* **PROVIDED MATERIAL**:
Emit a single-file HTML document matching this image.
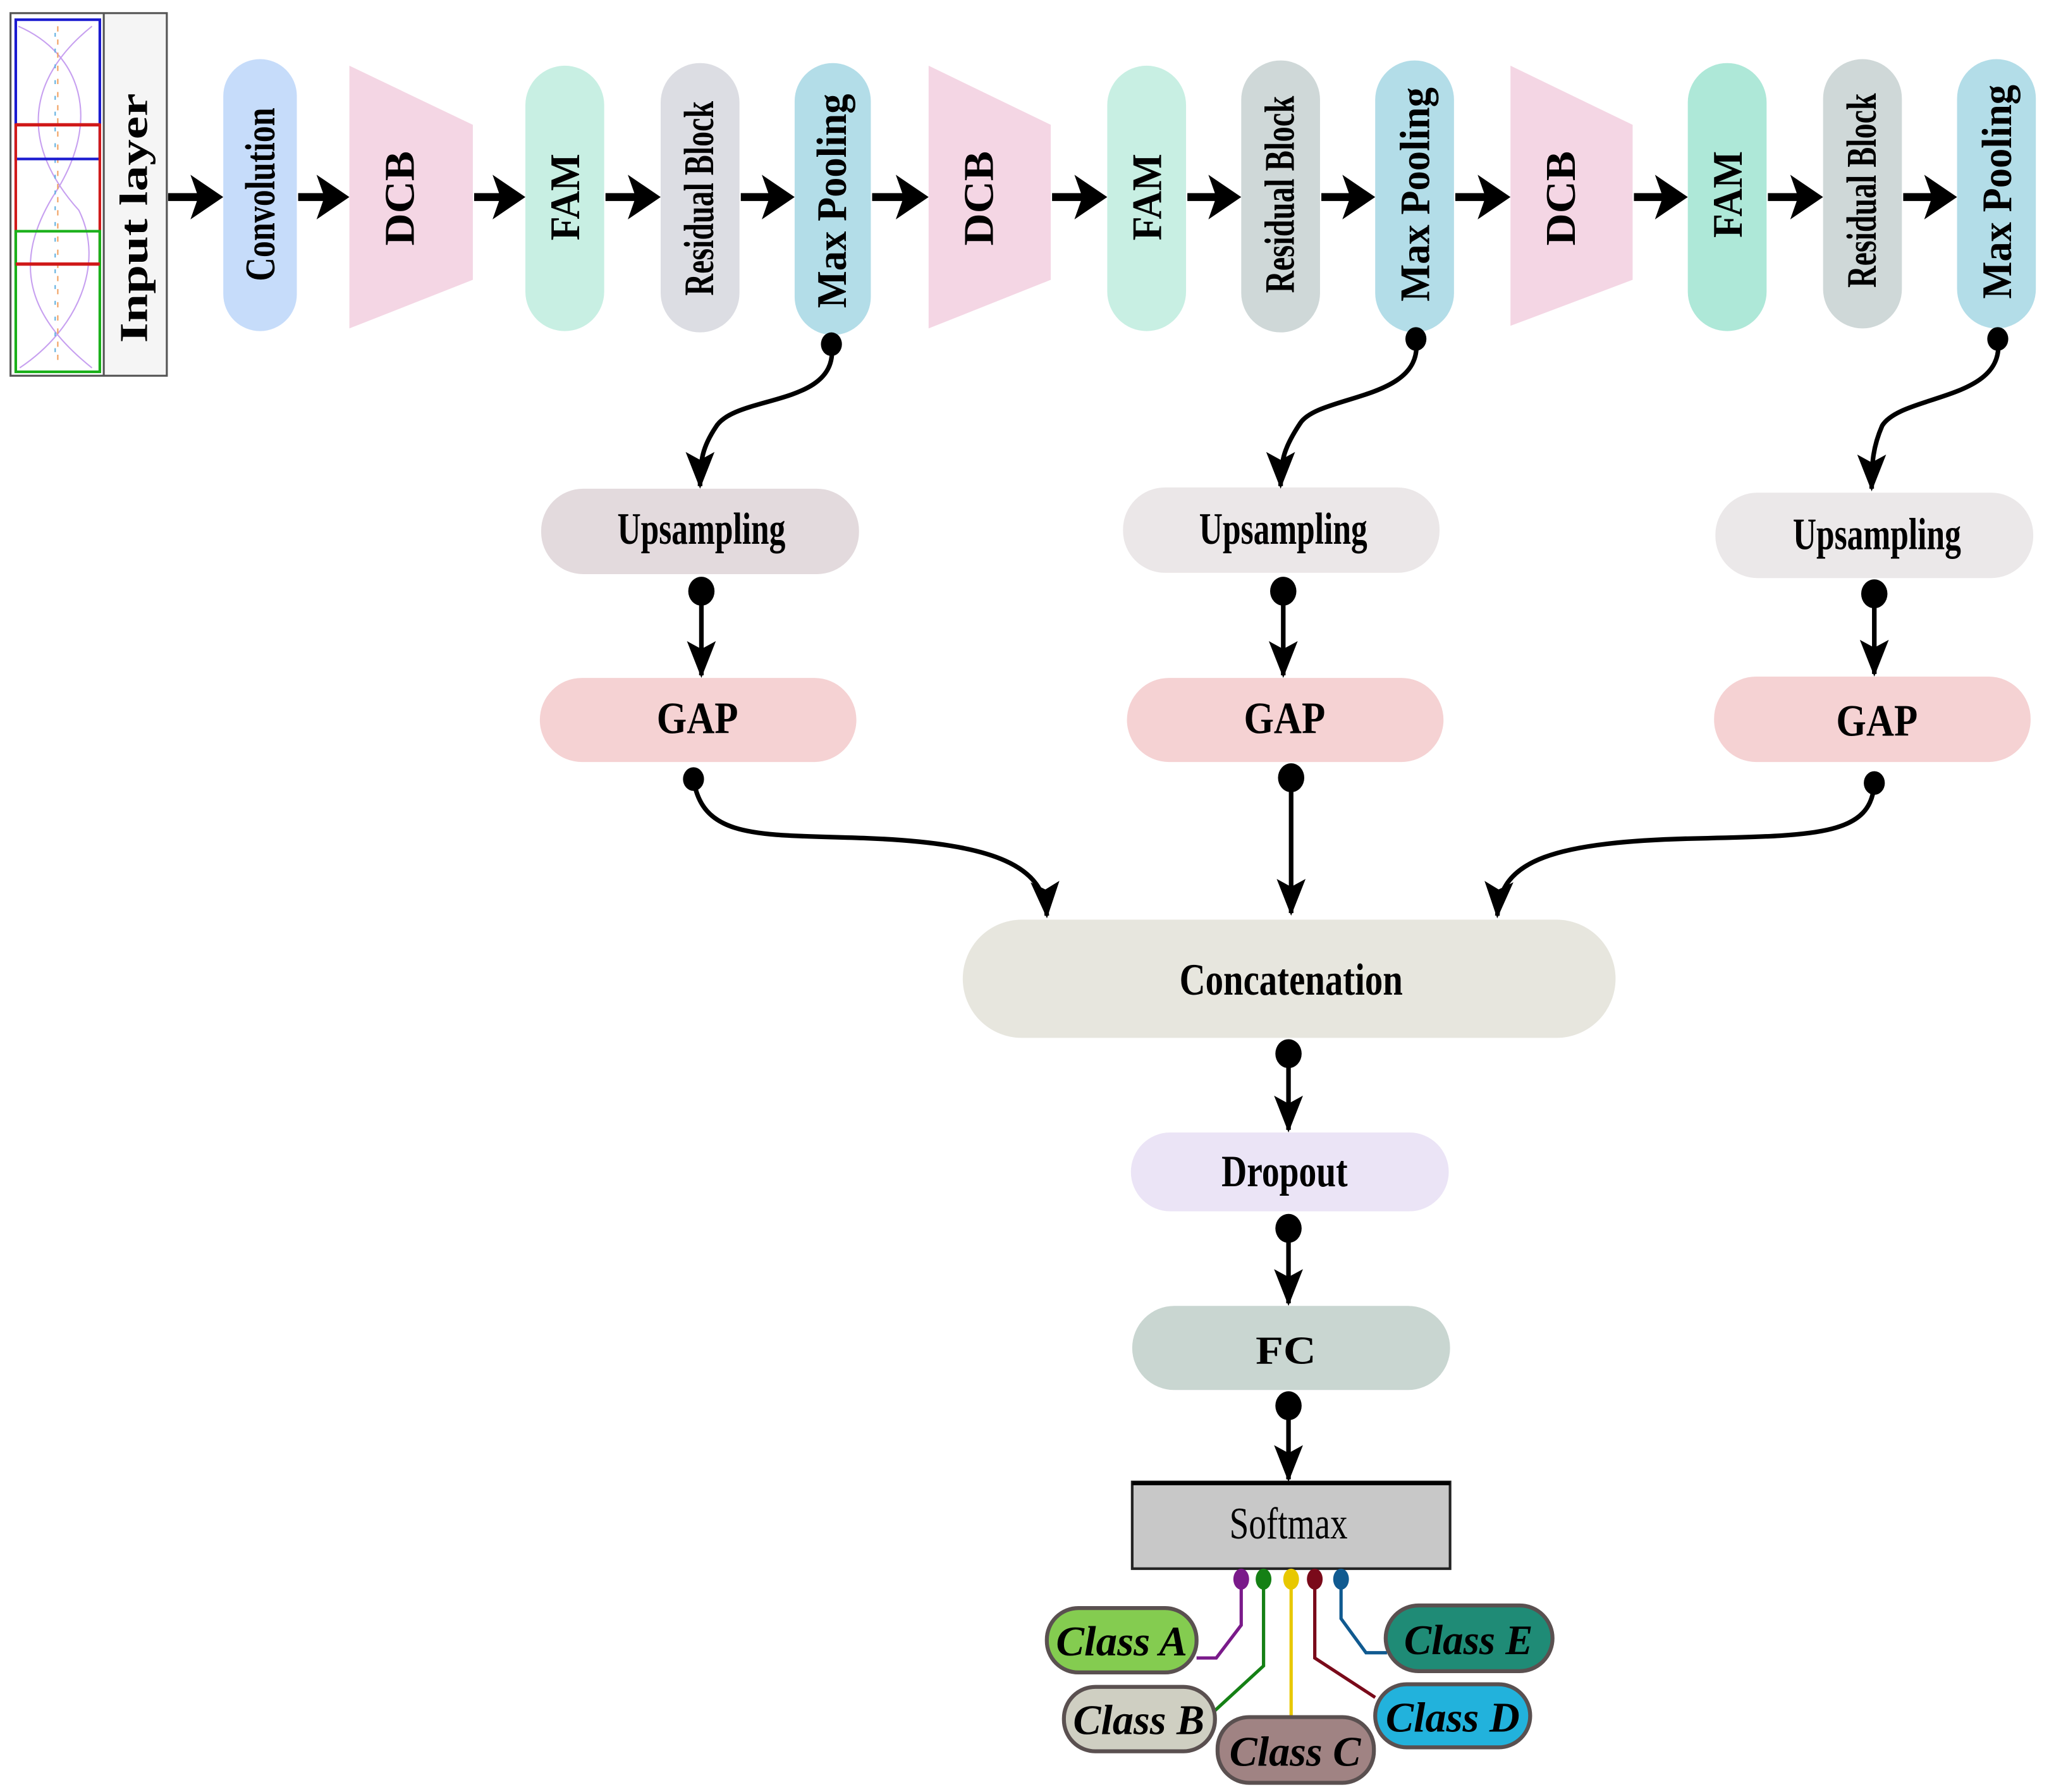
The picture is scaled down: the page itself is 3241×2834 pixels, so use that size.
<!DOCTYPE html>
<html><head><meta charset="utf-8"><style>html,body{margin:0;padding:0;background:#fff}svg{display:block}</style></head>
<body>
<svg width="3241" height="2834" viewBox="0 0 1560 1364" preserveAspectRatio="none" xmlns="http://www.w3.org/2000/svg" font-family="Liberation Serif, serif">
<defs>
<marker id="ah" markerUnits="userSpaceOnUse" markerWidth="30" markerHeight="30" viewBox="0 0 30 30" refX="28" refY="15" orient="auto">
<polygon points="30,15 2,4 8,15 2,26" fill="#000"/>
</marker>
</defs>
<rect width="1560" height="1364" fill="#fff"/>

<!-- Input layer -->
<rect x="8" y="10" width="119" height="276" fill="#f5f5f5" stroke="#555" stroke-width="1.5"/>
<rect x="9" y="11" width="70" height="274" fill="#fff"/>
<line x1="79" y1="10" x2="79" y2="286" stroke="#555" stroke-width="1.5"/>
<path d="M14,20 C60,40 80,90 40,150 C10,200 20,240 70,280" fill="none" stroke="#c7a0f0" stroke-width="1"/>
<path d="M70,20 C20,60 15,110 60,160 C80,200 60,250 15,280" fill="none" stroke="#c7a0f0" stroke-width="1"/>
<line x1="44" y1="20" x2="44" y2="280" stroke="#f0a060" stroke-width="1" stroke-dasharray="4,6"/>
<line x1="42" y1="25" x2="42" y2="275" stroke="#60b0e0" stroke-width="1" stroke-dasharray="3,9"/>
<rect x="12" y="15" width="64" height="106" fill="none" stroke="#1a1ad0" stroke-width="2"/>
<rect x="12" y="95" width="64" height="106" fill="none" stroke="#d01a1a" stroke-width="2"/>
<rect x="12" y="176" width="64" height="107" fill="none" stroke="#1ab01a" stroke-width="2"/>
<line x1="12" y1="95" x2="76" y2="95" stroke="#d01a1a" stroke-width="2.5"/>
<line x1="12" y1="201" x2="76" y2="201" stroke="#d01a1a" stroke-width="2.5"/>
<text transform="translate(112,166) rotate(-90)" font-size="30" font-weight="bold" text-anchor="middle" textLength="190" lengthAdjust="spacingAndGlyphs">Input layer</text>

<!-- top row shapes -->
<g>
<rect x="170" y="45" width="56" height="207" rx="28" fill="#c6dcfa"/>
<polygon points="266,50 360,95 360,213 266,250" fill="#f4d6e4"/>
<rect x="400" y="50" width="60" height="202" rx="30" fill="#c8efe3"/>
<rect x="503" y="48" width="60" height="205" rx="30" fill="#dcdde3"/>
<rect x="605" y="48" width="58" height="207" rx="29" fill="#b3dde8"/>
<polygon points="707,50 800,95 800,213 707,250" fill="#f4d6e4"/>
<rect x="843" y="50" width="60" height="202" rx="30" fill="#c8efe3"/>
<rect x="945" y="46" width="60" height="207" rx="30" fill="#cfd8d8"/>
<rect x="1047" y="46" width="60" height="207" rx="30" fill="#b3dde8"/>
<polygon points="1150,50 1243,95 1243,213 1150,248" fill="#f4d6e4"/>
<rect x="1285" y="48" width="60" height="204" rx="30" fill="#aee8d8"/>
<rect x="1388" y="45" width="60" height="205" rx="30" fill="#cfd8d8"/>
<rect x="1490" y="45" width="60" height="205" rx="30" fill="#b3dde8"/>
</g>
<g font-weight="bold" font-size="32" text-anchor="middle">
<text transform="translate(209,148) rotate(-90)" textLength="132" lengthAdjust="spacingAndGlyphs">Convolution</text>
<text transform="translate(315,151) rotate(-90)" textLength="72" lengthAdjust="spacingAndGlyphs">DCB</text>
<text transform="translate(441,150) rotate(-90)" textLength="66" lengthAdjust="spacingAndGlyphs">FAM</text>
<text transform="translate(543,151) rotate(-90)" textLength="148" lengthAdjust="spacingAndGlyphs">Residual Block</text>
<text transform="translate(644,153) rotate(-90)" textLength="163" lengthAdjust="spacingAndGlyphs">Max Pooling</text>
<text transform="translate(756,151) rotate(-90)" textLength="72" lengthAdjust="spacingAndGlyphs">DCB</text>
<text transform="translate(884,150) rotate(-90)" textLength="66" lengthAdjust="spacingAndGlyphs">FAM</text>
<text transform="translate(985,148) rotate(-90)" textLength="150" lengthAdjust="spacingAndGlyphs">Residual Block</text>
<text transform="translate(1088,148) rotate(-90)" textLength="163" lengthAdjust="spacingAndGlyphs">Max Pooling</text>
<text transform="translate(1199,151) rotate(-90)" textLength="72" lengthAdjust="spacingAndGlyphs">DCB</text>
<text transform="translate(1326,148) rotate(-90)" textLength="66" lengthAdjust="spacingAndGlyphs">FAM</text>
<text transform="translate(1428,145) rotate(-90)" textLength="148" lengthAdjust="spacingAndGlyphs">Residual Block</text>
<text transform="translate(1531,146) rotate(-90)" textLength="163" lengthAdjust="spacingAndGlyphs">Max Pooling</text>
</g>

<!-- top arrows -->
<g fill="#000">
<rect x="128" y="147" width="26" height="6"/><polygon points="170,150 145,133 151,150 145,167"/>
<rect x="227" y="147" width="24" height="6"/><polygon points="266,150 241,133 247,150 241,167"/>
<rect x="361" y="147" width="24" height="6"/><polygon points="400,150 375,133 381,150 375,167"/>
<rect x="461" y="147" width="27" height="6"/><polygon points="503,150 478,133 484,150 478,167"/>
<rect x="564" y="147" width="26" height="6"/><polygon points="605,150 580,133 586,150 580,167"/>
<rect x="664" y="147" width="28" height="6"/><polygon points="707,150 682,133 688,150 682,167"/>
<rect x="801" y="147" width="27" height="6"/><polygon points="843,150 818,133 824,150 818,167"/>
<rect x="904" y="147" width="26" height="6"/><polygon points="945,150 920,133 926,150 920,167"/>
<rect x="1006" y="147" width="26" height="6"/><polygon points="1047,150 1022,133 1028,150 1022,167"/>
<rect x="1108" y="147" width="27" height="6"/><polygon points="1150,150 1125,133 1131,150 1125,167"/>
<rect x="1244" y="147" width="26" height="6"/><polygon points="1285,150 1260,133 1266,150 1260,167"/>
<rect x="1346" y="147" width="27" height="6"/><polygon points="1388,150 1363,133 1369,150 1363,167"/>
<rect x="1449" y="147" width="26" height="6"/><polygon points="1490,150 1465,133 1471,150 1465,167"/>
</g>

<!-- mid nodes -->
<rect x="412" y="372" width="242" height="65" rx="32" fill="#e3dadd"/>
<rect x="855" y="371" width="241" height="65" rx="32" fill="#ebe7e8"/>
<rect x="1306" y="375" width="242" height="65" rx="32" fill="#ebe8e9"/>
<rect x="411" y="516" width="241" height="64" rx="32" fill="#f5d2d3"/>
<rect x="858" y="516" width="241" height="64" rx="32" fill="#f5d2d3"/>
<rect x="1305" y="515" width="241" height="65" rx="32" fill="#f5d2d3"/>
<rect x="733" y="700" width="497" height="90" rx="45" fill="#e7e6de"/>
<rect x="861" y="862" width="242" height="60" rx="30" fill="#ebe4f6"/>
<rect x="862" y="994" width="242" height="64" rx="32" fill="#c9d6d1"/>
<rect x="862" y="1128" width="242" height="66" fill="#c8c8c8" stroke="#222" stroke-width="2"/>
<line x1="862" y1="1129" x2="1104" y2="1129" stroke="#000" stroke-width="3"/>

<g font-size="34" text-anchor="middle" font-weight="bold">
<text x="534" y="414" textLength="128" lengthAdjust="spacingAndGlyphs">Upsampling</text>
<text x="977" y="414" textLength="128" lengthAdjust="spacingAndGlyphs">Upsampling</text>
<text x="1429" y="418" textLength="128" lengthAdjust="spacingAndGlyphs">Upsampling</text>
<text x="531" y="558" textLength="62" lengthAdjust="spacingAndGlyphs">GAP</text>
<text x="978" y="558" textLength="62" lengthAdjust="spacingAndGlyphs">GAP</text>
<text x="1429" y="560" textLength="62" lengthAdjust="spacingAndGlyphs">GAP</text>
<text x="983" y="757" textLength="170" lengthAdjust="spacingAndGlyphs">Concatenation</text>
<text x="978" y="903" textLength="96" lengthAdjust="spacingAndGlyphs">Dropout</text>
<text x="979" y="1038" font-size="30" textLength="46" lengthAdjust="spacingAndGlyphs">FC</text>
<text x="981" y="1171" font-weight="normal" textLength="90" lengthAdjust="spacingAndGlyphs">Softmax</text>
</g>

<!-- connectors -->
<g fill="none" stroke="#000" stroke-width="3.5" marker-end="url(#ah)">
<path d="M633,262 C640,310 560,300 545,325 C535,340 533,350 533,370"/>
<path d="M1078,258 C1085,305 1005,300 990,322 C978,340 975,350 975,370"/>
<path d="M1521,258 C1528,305 1448,300 1433,324 C1426,340 1425,352 1425,372"/>
<path d="M534,450 L534,514"/>
<path d="M977,450 L977,514"/>
<path d="M1427,452 L1427,513"/>
<path d="M528,593 C535,640 580,635 660,638 C760,642 795,660 797,697"/>
<path d="M983,592 L983,695"/>
<path d="M1427,596 C1425,635 1385,636 1300,638 C1180,640 1142,655 1140,697"/>
<path d="M981,802 L981,860"/>
<path d="M981,935 L981,992"/>
<path d="M981,1070 L981,1126"/>
</g>
<g fill="#000">
<ellipse cx="633" cy="262" rx="8" ry="9"/>
<ellipse cx="1078" cy="258" rx="8" ry="9"/>
<ellipse cx="1521" cy="258" rx="8" ry="9"/>
<ellipse cx="534" cy="450" rx="10" ry="11"/>
<ellipse cx="977" cy="450" rx="10" ry="11"/>
<ellipse cx="1427" cy="452" rx="10" ry="11"/>
<ellipse cx="528" cy="593" rx="8" ry="9"/>
<ellipse cx="983" cy="592" rx="10" ry="11"/>
<ellipse cx="1427" cy="596" rx="8" ry="9"/>
<ellipse cx="981" cy="802" rx="10" ry="11"/>
<ellipse cx="981" cy="935" rx="10" ry="11"/>
<ellipse cx="981" cy="1070" rx="10" ry="11"/>
</g>

<!-- class lines -->
<g fill="none" stroke-width="2.5">
<path d="M945,1202 L945,1237 L926,1262 L911,1262" stroke="#7a1a8a"/>
<path d="M962,1202 L962,1268 L925,1302" stroke="#158015"/>
<path d="M983,1202 L983,1307" stroke="#e8c800"/>
<path d="M1001,1202 L1001,1262 L1047,1292" stroke="#7a0a1a"/>
<path d="M1021,1202 L1021,1232 L1040,1258 L1056,1258" stroke="#105a90"/>
</g>
<ellipse cx="945" cy="1202" rx="6" ry="8" fill="#7a1a8a"/>
<ellipse cx="962" cy="1202" rx="6" ry="8" fill="#158015"/>
<ellipse cx="983" cy="1202" rx="6" ry="8" fill="#e8c800"/>
<ellipse cx="1001" cy="1202" rx="6" ry="8" fill="#7a0a1a"/>
<ellipse cx="1021" cy="1202" rx="6" ry="8" fill="#105a90"/>

<g stroke="#5a5050" stroke-width="3">
<rect x="797" y="1224" width="114" height="49" rx="24" fill="#84cc50"/>
<rect x="810" y="1284" width="115" height="49" rx="24" fill="#cfcfc2"/>
<rect x="927" y="1307" width="119" height="50" rx="24" fill="#a08383"/>
<rect x="1047" y="1282" width="118" height="48" rx="24" fill="#22b2dc"/>
<rect x="1055" y="1222" width="127" height="50" rx="25" fill="#1f8b76"/>
</g>
<g font-size="32" font-weight="bold" font-style="italic" text-anchor="middle">
<text x="854" y="1260" textLength="100" lengthAdjust="spacingAndGlyphs">Class A</text>
<text x="867" y="1320" textLength="100" lengthAdjust="spacingAndGlyphs">Class B</text>
<text x="986" y="1344" textLength="100" lengthAdjust="spacingAndGlyphs">Class C</text>
<text x="1106" y="1318" textLength="102" lengthAdjust="spacingAndGlyphs">Class D</text>
<text x="1118" y="1259" textLength="98" lengthAdjust="spacingAndGlyphs">Class E</text>
</g>
</svg>
</body></html>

* **TASK DETAILS**:
Say how many lines contain the string "size", giving nothing but the count.

* **SOLVED PROBLEM**:
6